[Begin Input for this task]

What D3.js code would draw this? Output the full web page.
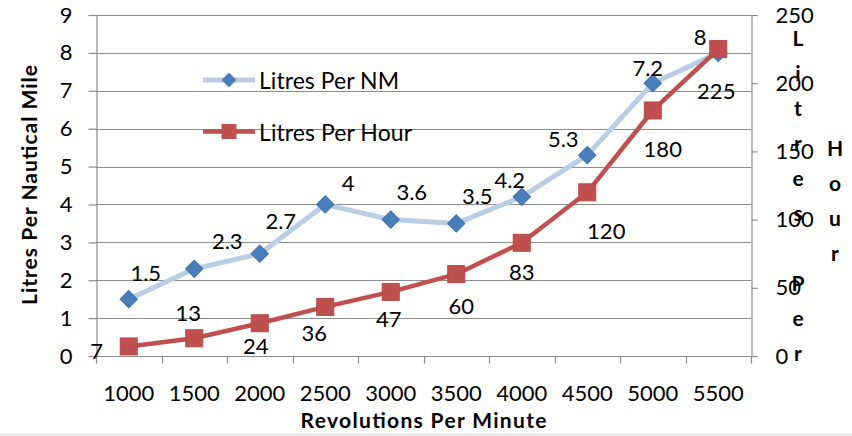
<!DOCTYPE html>
<html>
<head>
<meta charset="utf-8">
<script src="https://cdn.jsdelivr.net/npm/d3@7"></script>
<style>
  body { margin: 0; background: #fff; }
  svg { display: block; font-family: Lato, "Liberation Sans", sans-serif; }
</style>
</head>
<body>
<div id="chart"></div>
<script>
// Chart data
const rpm = ['1000', '1500', '2000', '2500', '3000', '3500', '4000', '4500', '5000', '5500'];
const litresPerNM = [1.5, 2.3, 2.7, 4, 3.6, 3.5, 4.2, 5.3, 7.2, 8];
const litresPerHour = [7, 13, 24, 36, 47, 60, 83, 120, 180, 225];
const leftTicks = [0, 1, 2, 3, 4, 5, 6, 7, 8, 9];
const rightTicks = [0, 50, 100, 150, 200, 250];

// Label offsets from their point (px), as Excel placed them
const nmLabelOffset = [[17, -27], [33, -28], [21, -33], [23, -22], [21, -28], [21, -28], [-12, -17], [-24, -17], [-5, -16], [-18, -16]];
const hourLabelOffset = [[-32, 4], [-6, -26], [-4, 22], [-11, 26], [-2, 27], [5, 31], [0, 29], [19, 38], [10, 38], [-2, 41]];

const width = 852, height = 436;
const plot = { left: 96, right: 751, top: 15, bottom: 356 };
const blueLine = '#b9cde5', blueMark = '#4a7ebb';
const redLine = '#c0504d', redMark = '#c0504d';
const grid = '#8c8c8c';
const fontSize = 22;

const svg = d3.select('#chart').append('svg')
    .attr('width', width)
    .attr('height', height);

svg.append('rect').attr('width', width).attr('height', height).attr('fill', '#fff');
svg.append('line')
    .attr('x1', 0).attr('x2', width).attr('y1', 434.5).attr('y2', 434.5)
    .attr('stroke', '#ececec').attr('stroke-width', 3);

const x = d3.scaleBand().domain(rpm).range([plot.left, plot.right]).padding(0);
const yL = d3.scaleLinear().domain([0, 9]).range([plot.bottom, plot.top]);
const yR = d3.scaleLinear().domain([0, 250]).range([plot.bottom, plot.top]);
const cx = d => x(d) + x.bandwidth() / 2;

// Gridlines
svg.append('g').selectAll('line')
    .data(leftTicks.filter(t => t > 0))
    .join('line')
    .attr('x1', plot.left).attr('x2', plot.right)
    .attr('y1', d => Math.round(yL(d)) + 0.5).attr('y2', d => Math.round(yL(d)) + 0.5)
    .attr('stroke', grid).attr('stroke-width', 1.2);

// Left axis
const leftAxis = svg.append('g')
    .attr('transform', `translate(${plot.left + 0.5},0)`)
    .call(d3.axisLeft(yL).tickValues(leftTicks).tickSize(8).tickPadding(16));
// Right axis
const rightAxis = svg.append('g')
    .attr('transform', `translate(${plot.right + 0.5},0)`)
    .call(d3.axisRight(yR).tickValues(rightTicks).tickSize(6).tickPadding(18));
// Bottom axis: labels centred on categories, ticks on category edges
const bottomAxis = svg.append('g')
    .attr('transform', `translate(0,${plot.bottom + 0.5})`)
    .call(d3.axisBottom(x).tickSize(0).tickPadding(29));
bottomAxis.selectAll('.edge')
    .data(d3.range(rpm.length + 1))
    .join('line')
    .attr('class', 'edge')
    .attr('x1', i => Math.round(plot.left + i * x.bandwidth()) + 0.5)
    .attr('x2', i => Math.round(plot.left + i * x.bandwidth()) + 0.5)
    .attr('y1', 0).attr('y2', 7)
    .attr('stroke', grid).attr('stroke-width', 1.2);

[leftAxis, rightAxis, bottomAxis].forEach(g => {
    g.select('.domain').attr('stroke', grid).attr('stroke-width', 1.2);
    g.selectAll('.tick line').attr('stroke', grid).attr('stroke-width', 1.2);
    g.selectAll('.tick text')
        .attr('font-size', fontSize)
        .attr('font-family', 'Lato, sans-serif')
        .attr('fill', '#000');
});
bottomAxis.select('.domain').attr('d', `M${plot.left},0H${plot.right}`);

// Lines
const lineNM = d3.line().x((d, i) => cx(rpm[i])).y(d => yL(d));
const lineHour = d3.line().x((d, i) => cx(rpm[i])).y(d => yR(d));

svg.append('path').datum(litresPerNM)
    .attr('d', lineNM).attr('fill', 'none')
    .attr('stroke', blueLine).attr('stroke-width', 5).attr('stroke-linejoin', 'round');
svg.append('path').datum(litresPerHour)
    .attr('d', lineHour).attr('fill', 'none')
    .attr('stroke', redLine).attr('stroke-width', 4.5).attr('stroke-linejoin', 'round');

// Markers
const diamond = d3.symbol().type(d3.symbolSquare).size(150);
svg.append('g').selectAll('path')
    .data(litresPerNM)
    .join('path')
    .attr('d', diamond)
    .attr('transform', (d, i) => `translate(${cx(rpm[i])},${yL(d)}) rotate(45)`)
    .attr('fill', blueMark).attr('stroke', '#3f72ad').attr('stroke-width', 1);

svg.append('g').selectAll('rect')
    .data(litresPerHour)
    .join('rect')
    .attr('x', (d, i) => cx(rpm[i]) - 8.5)
    .attr('y', d => yR(d) - 8.5)
    .attr('width', 17).attr('height', 17)
    .attr('fill', redMark).attr('stroke', '#b54845').attr('stroke-width', 1);

// Data labels
const labelStyle = sel => sel
    .attr('font-size', fontSize)
    .attr('text-anchor', 'middle')
    .attr('dominant-baseline', 'central')
    .attr('fill', '#000');

svg.append('g').selectAll('text')
    .data(litresPerNM)
    .join('text')
    .attr('x', (d, i) => cx(rpm[i]) + nmLabelOffset[i][0])
    .attr('y', (d, i) => yL(d) + nmLabelOffset[i][1])
    .text(d => d)
    .call(labelStyle);

svg.append('g').selectAll('text')
    .data(litresPerHour)
    .join('text')
    .attr('x', (d, i) => cx(rpm[i]) + hourLabelOffset[i][0])
    .attr('y', (d, i) => yR(d) + hourLabelOffset[i][1])
    .text(d => d)
    .call(labelStyle);

// Legend
const legend = svg.append('g');
const legendItems = [
    { name: 'Litres Per NM', y: 80, line: blueLine, w: 5, mark: 'diamond', len: 140 },
    { name: 'Litres Per Hour', y: 131.5, line: redLine, w: 4.5, mark: 'square', len: 153 }
];
legendItems.forEach(item => {
    legend.append('line')
        .attr('x1', 203).attr('x2', 255).attr('y1', item.y).attr('y2', item.y)
        .attr('stroke', item.line).attr('stroke-width', item.w);
    if (item.mark === 'diamond') {
        legend.append('path')
            .attr('d', d3.symbol().type(d3.symbolSquare).size(110))
            .attr('transform', `translate(229,${item.y}) rotate(45)`)
            .attr('fill', blueMark);
    } else {
        legend.append('rect')
            .attr('x', 221.5).attr('y', item.y - 7.5).attr('width', 15).attr('height', 15)
            .attr('fill', redMark);
    }
    legend.append('text')
        .attr('x', 259).attr('y', item.y)
        .attr('dominant-baseline', 'central')
        .attr('font-size', 23)
        .attr('textLength', item.len)
        .text(item.name);
});

// Axis titles
svg.append('text')
    .attr('transform', 'translate(28,185) rotate(-90)')
    .attr('text-anchor', 'middle')
    .attr('dominant-baseline', 'central')
    .attr('font-size', 21).attr('font-weight', 'bold')
    .attr('textLength', 240)
    .text('Litres Per Nautical Mile');

svg.append('text')
    .attr('x', (plot.left + plot.right) / 2).attr('y', 419)
    .attr('text-anchor', 'middle')
    .attr('dominant-baseline', 'central')
    .attr('font-size', 21).attr('font-weight', 'bold')
    .attr('textLength', 246)
    .text('Revolutions Per Minute');

// Right title wraps one letter per line in two columns
const rightTitle = svg.append('text')
    .attr('text-anchor', 'middle')
    .attr('font-size', 21).attr('font-weight', 'bold');
const columns = [
    { chars: 'Litres Per', x: 798, y: 37 },
    { chars: 'Hour', x: 835, y: 147 }
];
columns.forEach(col => {
    col.chars.split('').forEach((ch, i) => {
        if (ch === ' ') return;
        rightTitle.append('tspan')
            .attr('x', col.x)
            .attr('y', col.y + i * 35)
            .attr('dominant-baseline', 'central')
            .text(ch);
    });
});
</script>
</body>
</html>
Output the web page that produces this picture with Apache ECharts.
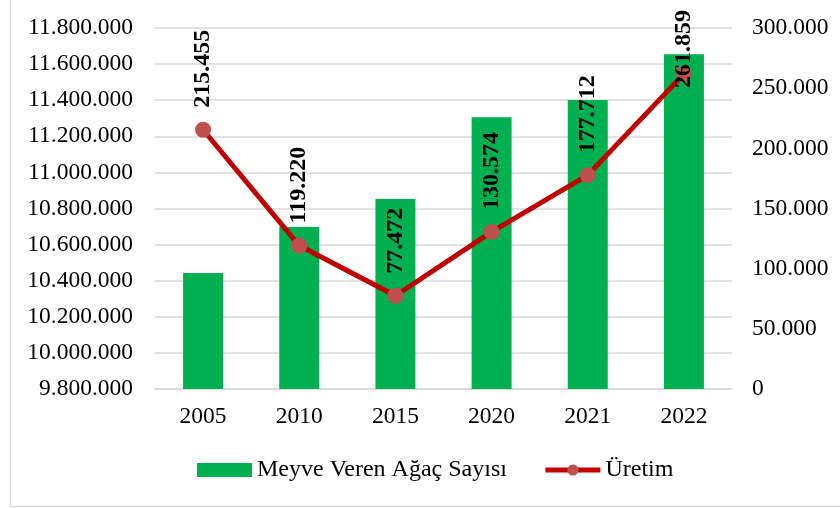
<!DOCTYPE html>
<html>
<head>
<meta charset="utf-8">
<title>Meyve Veren Ağaç Sayısı ve Üretim</title>
<script src="https://cdn.jsdelivr.net/npm/echarts@6/dist/echarts.min.js"></script>
<style>
  html, body { margin: 0; padding: 0; background: #fff; }
  #chart { width: 840px; height: 508px; }
</style>
</head>
<body>
<div id="chart"></div>
<script>
var years = ["2005", "2010", "2015", "2020", "2021", "2022"];
var agacSayisi = [10443000, 10697000, 10852000, 11305000, 11401000, 11655000];
var uretim = [215455, 119220, 77472, 130574, 177712, 261859];
var leftTicks = { min: 9800000, max: 11800000, step: 200000 };
var rightTicks = { min: 0, max: 300000, step: 50000 };

// Türkçe binlik ayırıcı (nokta)
function trNum(v) {
    return String(Math.round(v)).replace(/\B(?=(\d{3})+(?!\d))/g, ".");
}

var font = "'Liberation Serif', 'Times New Roman', serif";
var myChart = echarts.init(document.getElementById("chart"));

var lineData = uretim.map(function (v, i) {
    var item = { value: v };
    // son etiket üstte sığmadığı için aşağı kaydırılır
    if (i === uretim.length - 1) {
        item.label = { distance: -22 };
    }
    return item;
});

var option = {
    animation: false,
    textStyle: { fontFamily: font },
    graphic: [{
        type: "rect",
        shape: { x: 10.5, y: -5, width: 840, height: 511.5 },
        style: { fill: "none", stroke: "#d9d9d9", lineWidth: 1.5 },
        silent: true
    }],
    grid: { left: 155, right: 108, top: 28, bottom: 119 },
    legend: {
        bottom: 21,
        left: 192,
        itemGap: 36,
        itemWidth: 55,
        itemHeight: 14,
        textStyle: { fontFamily: font, fontSize: 24, color: "#000" },
        data: [
            { name: "Meyve Veren Ağaç Sayısı", icon: "rect" },
            { name: "Üretim", lineStyle: { width: 5, color: "#C00000" } }
        ]
    },
    xAxis: [{
        type: "category",
        data: years,
        axisTick: { show: false },
        axisLine: { lineStyle: { color: "#d9d9d9", width: 1.5 } },
        axisLabel: { color: "#000", fontSize: 23.5, fontFamily: font, margin: 16 }
    }],
    yAxis: [
        {
            type: "value",
            min: leftTicks.min,
            max: leftTicks.max,
            interval: leftTicks.step,
            axisLine: { show: false },
            axisTick: { show: false },
            splitLine: { lineStyle: { color: "#d9d9d9", width: 1.5 } },
            axisLabel: {
                color: "#000", fontSize: 23.5, fontFamily: font, margin: 22,
                formatter: trNum
            }
        },
        {
            type: "value",
            min: rightTicks.min,
            max: rightTicks.max,
            interval: rightTicks.step,
            axisLine: { show: false },
            axisTick: { show: false },
            splitLine: { show: false },
            axisLabel: {
                color: "#000", fontSize: 23.5, fontFamily: font, margin: 20,
                formatter: trNum
            }
        }
    ],
    series: [
        {
            name: "Meyve Veren Ağaç Sayısı",
            type: "bar",
            yAxisIndex: 0,
            barWidth: 40,
            itemStyle: { color: "#00B050" },
            data: agacSayisi
        },
        {
            name: "Üretim",
            type: "line",
            yAxisIndex: 1,
            symbol: "circle",
            symbolSize: 16,
            z: 5,
            lineStyle: { color: "#C00000", width: 5 },
            itemStyle: { color: "#C0504D" },
            label: {
                show: true,
                position: "top",
                distance: 14,
                rotate: 90,
                align: "left",
                verticalAlign: "middle",
                fontFamily: font,
                fontSize: 24,
                fontWeight: "bold",
                color: "#000",
                formatter: function (p) { return trNum(p.value); }
            },
            data: lineData
        }
    ]
};

myChart.setOption(option);
</script>
</body>
</html>
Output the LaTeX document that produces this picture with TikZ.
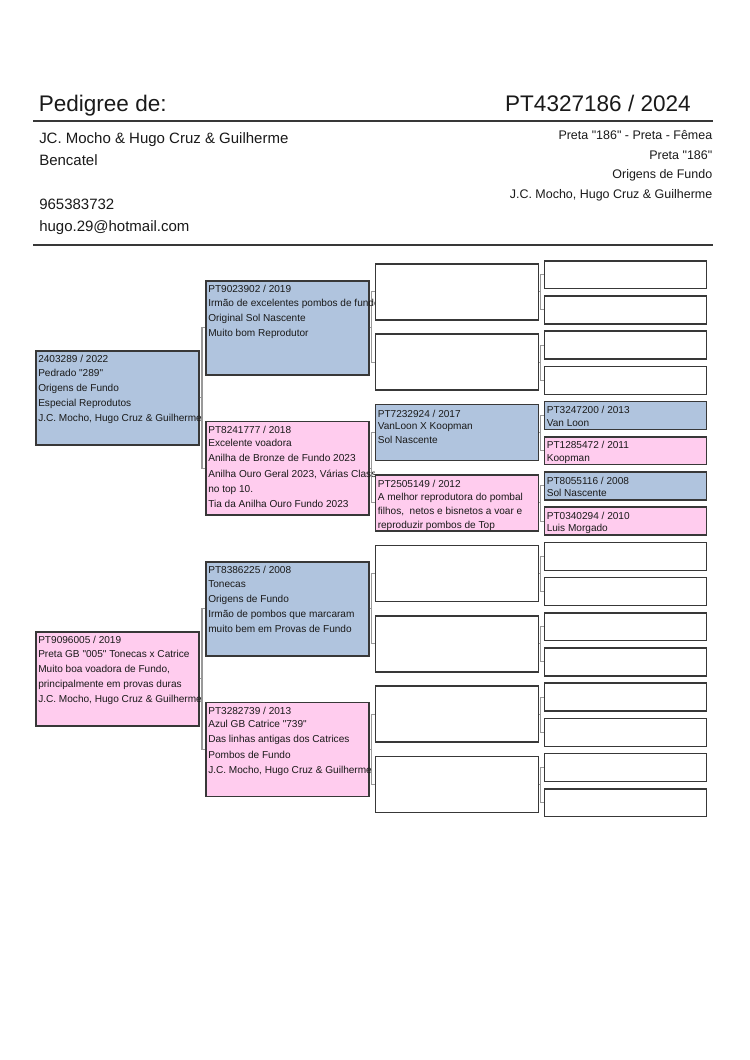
\documentclass[tikz,border=0pt]{standalone}
\usepackage{fontspec}
\newfontfamily\lib{Liberation Sans}
\definecolor{pblue}{HTML}{B0C4DE}
\definecolor{ppink}{HTML}{FFCCEE}
\definecolor{bord}{HTML}{383838}
\definecolor{conn}{HTML}{999999}
\definecolor{ink}{HTML}{1A1A1A}
\newcommand\pbracket[3]{%
  \draw[connline] (#2.west) -- ++(-3,0) |- (#3.west);
  \draw[connline] (#1.east) -- ([xshift=-2.4pt]#2.west |- #1.east);}
\newcommand\ptxt[5]{%
  \begin{scope}
  \clip ([yshift=1pt]#2.north west) rectangle ([xshift=134.9pt,yshift=-4pt]#2.south west);
  \node[#3] (#1) at ([xshift=2.4pt,yshift=-#4]#2.north west) {\begin{tabular}[t]{@{}l@{}}#5\end{tabular}};
  \end{scope}}
\begin{document}
\begin{tikzpicture}[x=0.7937pt,y=-0.7937pt,
  box/.style={draw=bord, line width=1.2pt, rectangle, inner sep=0pt, anchor=north west},
  big/.style={box, minimum width=129.4pt, minimum height=74.6pt},
  mid/.style={box, minimum width=129.4pt, minimum height=44.45pt},
  sml/.style={box, minimum width=128.6pt, minimum height=22.2pt},
  blu/.style={fill=pblue}, pnk/.style={fill=ppink}, emp/.style={fill=white},
  connline/.style={draw=conn, line width=0.8pt},
  rule/.style={draw=bord, line width=1.3pt},
  txa/.style={anchor=base west, inner sep=0pt, text=ink, font=\lib\fontsize{8}{12.1}\selectfont},
  txb/.style={anchor=base west, inner sep=0pt, text=ink, font=\lib\fontsize{8}{11.1}\selectfont},
  hdr/.style={inner sep=0pt, text=ink}]
\fill[white] (0,0) rectangle (750,1060);
\useasboundingbox (0,0) rectangle (750,1060);

% header
\node[hdr, anchor=base west, font=\lib\fontsize{17.9}{20}\selectfont] (title) at (38.5,111) {Pedigree de:};
\node[hdr, anchor=base east, font=\lib\fontsize{17.9}{20}\selectfont] (ring) at (691,111) {PT4327186 / 2024};
\draw[rule] (33,121) -- (713,121);
\node[hdr, anchor=base west, font=\lib\fontsize{11.9}{14}\selectfont] (own1) at (39,143.5) {JC. Mocho \& Hugo Cruz \& Guilherme};
\node[hdr, anchor=base west, font=\lib\fontsize{11.9}{14}\selectfont] (own2) at (39,165.5) {Bencatel};
\node[hdr, anchor=base west, font=\lib\fontsize{11.9}{14}\selectfont] (own3) at (39,209.5) {965383732};
\node[hdr, anchor=base west, font=\lib\fontsize{11.9}{14}\selectfont] (own4) at (39,231.5) {hugo.29@hotmail.com};
\node[hdr, anchor=base east, font=\lib\fontsize{9.9}{12}\selectfont] (inf1) at (712.5,139.5) {Preta "186" - Preta - Fêmea};
\node[hdr, anchor=base east, font=\lib\fontsize{9.9}{12}\selectfont] (inf2) at (712.5,159) {Preta "186"};
\node[hdr, anchor=base east, font=\lib\fontsize{9.9}{12}\selectfont] (inf3) at (712.5,178.5) {Origens de Fundo};
\node[hdr, anchor=base east, font=\lib\fontsize{9.9}{12}\selectfont] (inf4) at (712.5,198) {J.C. Mocho, Hugo Cruz \& Guilherme};
\draw[rule] (33,245) -- (713,245);

% column 1
\node[big, blu] (A) at (35,350) {};
\node[big, pnk] (B) at (35,631) {};
% column 2
\node[big, blu] (C) at (205,280) {};
\node[big, pnk] (D) at (205,420.5) {};
\node[big, blu] (E) at (205,561) {};
\node[big, pnk] (F) at (205,701.5) {};
% column 3
\node[mid, emp] (g0) at (374.5,263) {};
\node[mid, emp] (g1) at (374.5,333.4) {};
\node[mid, blu] (g2) at (374.5,403.8) {};
\node[mid, pnk] (g3) at (374.5,474.2) {};
\node[mid, emp] (g4) at (374.5,544.6) {};
\node[mid, emp] (g5) at (374.5,615) {};
\node[mid, emp] (g6) at (374.5,685.4) {};
\node[mid, emp] (g7) at (374.5,755.8) {};
% column 4
\foreach \j in {0,...,15} {
  \pgfmathsetmacro\yy{260+35.2*\j}
  \ifnum\j=4 \node[sml, blu] (h\j) at (543.5,\yy) {};
  \else\ifnum\j=5 \node[sml, pnk] (h\j) at (543.5,\yy) {};
  \else\ifnum\j=6 \node[sml, blu] (h\j) at (543.5,\yy) {};
  \else\ifnum\j=7 \node[sml, pnk] (h\j) at (543.5,\yy) {};
  \else \node[sml, emp] (h\j) at (543.5,\yy) {};
  \fi\fi\fi\fi
}

% connectors
\pbracket{A}{C}{D}
\pbracket{B}{E}{F}
\pbracket{C}{g0}{g1}
\pbracket{D}{g2}{g3}
\pbracket{E}{g4}{g5}
\pbracket{F}{g6}{g7}
\pbracket{g0}{h0}{h1}
\pbracket{g1}{h2}{h3}
\pbracket{g2}{h4}{h5}
\pbracket{g3}{h6}{h7}
\pbracket{g4}{h8}{h9}
\pbracket{g5}{h10}{h11}
\pbracket{g6}{h12}{h13}
\pbracket{g7}{h14}{h15}

% texts
\ptxt{At}{A}{txa}{10.3pt}{2403289 / 2022\\[-1.6pt] Pedrado "289"\\ Origens de Fundo\\ Especial Reprodutos\\ J.C. Mocho, Hugo Cruz \& Guilherme}
\ptxt{Bt}{B}{txa}{10.3pt}{PT9096005 / 2019\\[-1.6pt] Preta GB "005" Tonecas x Catrice\\ Muito boa voadora de Fundo,\\ principalmente em provas duras\\ J.C. Mocho, Hugo Cruz \& Guilherme}
\ptxt{Ct}{C}{txa}{10.3pt}{PT9023902 / 2019\\[-1.6pt] Irmão de excelentes pombos de fundo\\ Original Sol Nascente\\ Muito bom Reprodutor}
\ptxt{Dt}{D}{txa}{10.3pt}{PT8241777 / 2018\\[-1.6pt] Excelente voadora\\ Anilha de Bronze de Fundo 2023\\ Anilha Ouro Geral 2023, Várias Classificações\\ no top 10.\\ Tia da Anilha Ouro Fundo 2023}
\ptxt{Et}{E}{txa}{10.3pt}{PT8386225 / 2008\\[-1.6pt] Tonecas\\ Origens de Fundo\\ Irmão de pombos que marcaram\\ muito bem em Provas de Fundo}
\ptxt{Ft}{F}{txa}{10.3pt}{PT3282739 / 2013\\[-1.6pt] Azul GB Catrice "739"\\ Das linhas antigas dos Catrices\\ Pombos de Fundo\\ J.C. Mocho, Hugo Cruz \& Guilherme}
\ptxt{g2t}{g2}{txb}{10.7pt}{PT7232924 / 2017\\[-1.2pt] VanLoon X Koopman\\ Sol Nascente}
\ptxt{g3t}{g3}{txb}{10.7pt}{PT2505149 / 2012\\[-1.2pt] A melhor reprodutora do pombal\\ filhos,\ \ netos e bisnetos a voar e\\ reproduzir pombos de Top}
\ptxt{h4t}{h4}{txb}{10.2pt}{PT3247200 / 2013\\[-1.2pt] Van Loon}
\ptxt{h5t}{h5}{txb}{10.2pt}{PT1285472 / 2011\\[-1.2pt] Koopman}
\ptxt{h6t}{h6}{txb}{10.2pt}{PT8055116 / 2008\\[-1.2pt] Sol Nascente}
\ptxt{h7t}{h7}{txb}{10.2pt}{PT0340294 / 2010\\[-1.2pt] Luis Morgado}
\end{tikzpicture}
\end{document}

[End Input for this task]

▸ **What the exercise asks**
Please quote the lines of the material, beginning with the first and ending with the one that contains "const rightTicks = [0, 50, 100, 150, 200, 250];", exactly as written and without any pictures.

▸ **Solved problem**
What D3.js code would draw this? Output the full web page.
<!DOCTYPE html>
<html>
<head>
<meta charset="utf-8">
<script src="https://cdn.jsdelivr.net/npm/d3@7"></script>
<style>
  body { margin: 0; background: #fff; }
  svg { display: block; font-family: Lato, "Liberation Sans", sans-serif; }
</style>
</head>
<body>
<div id="chart"></div>
<script>
// Chart data
const rpm = ['1000', '1500', '2000', '2500', '3000', '3500', '4000', '4500', '5000', '5500'];
const litresPerNM = [1.5, 2.3, 2.7, 4, 3.6, 3.5, 4.2, 5.3, 7.2, 8];
const litresPerHour = [7, 13, 24, 36, 47, 60, 83, 120, 180, 225];
const leftTicks = [0, 1, 2, 3, 4, 5, 6, 7, 8, 9];
const rightTicks = [0, 50, 100, 150, 200, 250];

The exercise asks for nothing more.